Há dois grandes desafios que este setor enfrenta: a “perda da biodiversidade” e as “alterações climáticas”. Se o primeiro pode ser “mais ou menos eficazmente combatido, através de políticas de regeneração e resiliência de ecossistemas”, João Barroso não tem dúvidas de que o segundo adquire uma “dimensão muito maior”, até porque, “à escala global, o setor vitivinícola é responsável por cerca de 0,3% das emissões globais anuais de GEE” de atividades antropogénicas: “Isso corresponde a cerca de 2% da contribuição do setor agrícola, que é estimada em 14% do total”.
Relativamente às oportunidades, o coordenador do PSVA acredita que “a sustentabilidade assenta que nem uma luva na adaptação a uma nova realidade como a que se vive”, contribuindo para a “melhoria do desempenho, a otimização de processos, o aumento da eficiência e a redução de custos operacionais”, tão importante num período difícil que o país vive.

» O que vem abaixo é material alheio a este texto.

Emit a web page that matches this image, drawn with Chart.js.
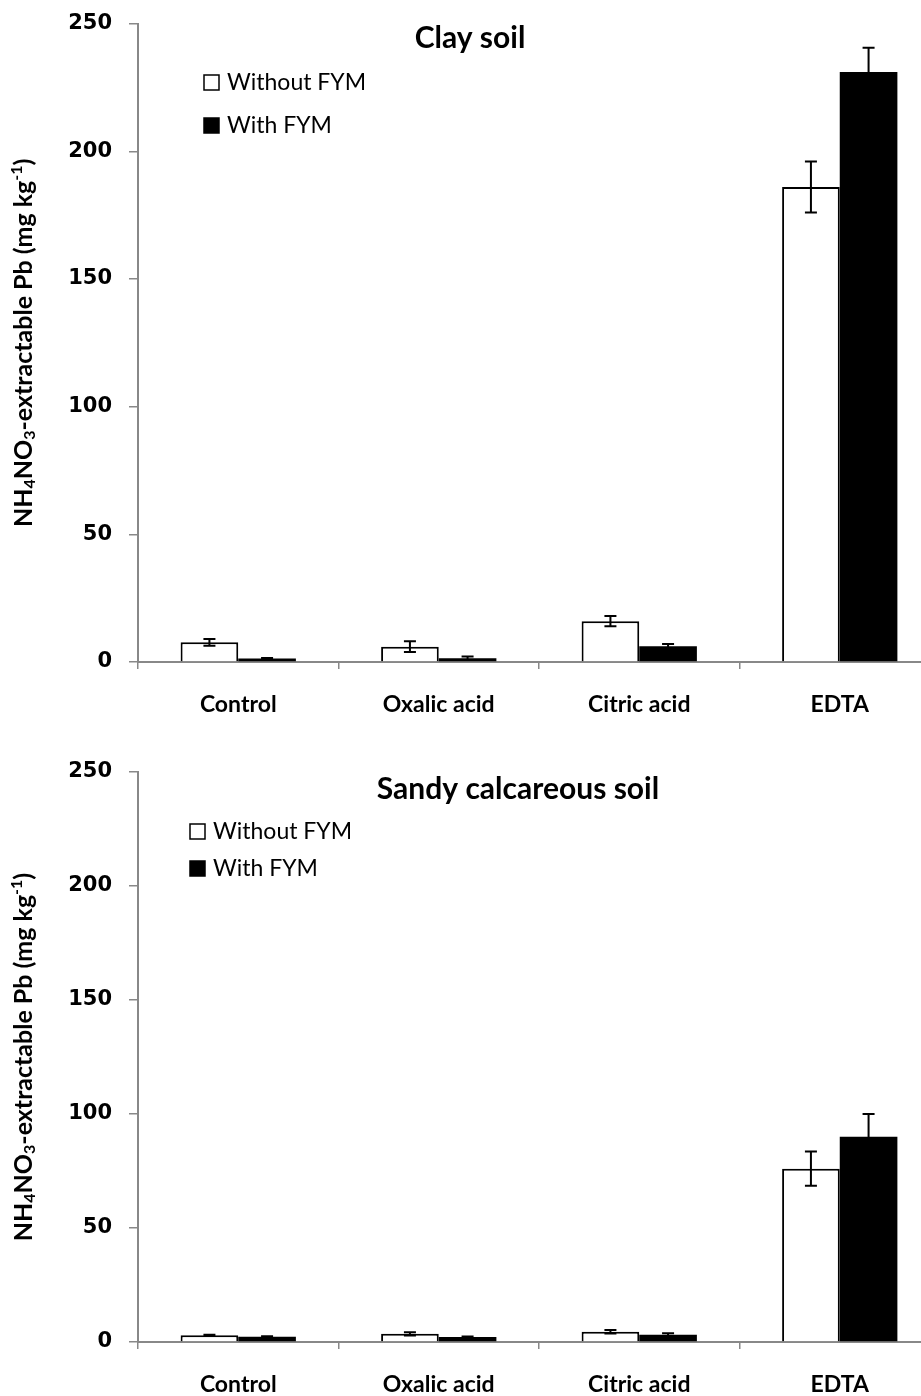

Nunca é tarde relembrar: “As melhores práticas para o campo afetam diretamente a qualidade da uva produzida, uma vez que ao promover a redução do uso de pesticidas ou herbicidas, a recuperação do solo, os enrelvamentos, a gestão de serviços dos ecossistemas, a retenção de água, a qualidade do ar, estamos a ter um impacto direto na qualidade da uva produzida. O que, por defeito, irá promover um vinho de melhor qualidade”. Além disso, acrescenta o responsável, aumentando as eficiências em relação aos processos da adega, contribui-se para “poupanças económicas” que podem ser usadas para “investir em melhores equipamentos, em mais tecnologia e em maior qualidade de produção para oferecer o melhor produto possível” aos consumidores. João Barroso acredita que a “sustentabilidade” é a “maior oportunidade” que os produtores vitivinícolas podem encontrar.
Como perspetiva este setor nos próximos 10 anos?
Acredito que as certificações, numa primeira fase, farão depender a vantagem competitiva ao nível internacional e, numa segunda fase, se tornarão um requisito obrigatório na hora de vender no estrangeiro. Por exemplo, na Holanda, há cadeias de supermercados que vão exigir que os seus fornecedores de vinho tenham sistemas de sustentabilidade implementados. Logo, já começa a existir esta seleção natural.
Devemos, por este motivo, obrigar todo o setor a caminhar no sentido de uma produção sustentável, que respeite a natureza, que garanta a sustentabilidade económica, e que seja capaz de unir as comunidades em prol de um futuro mais verde.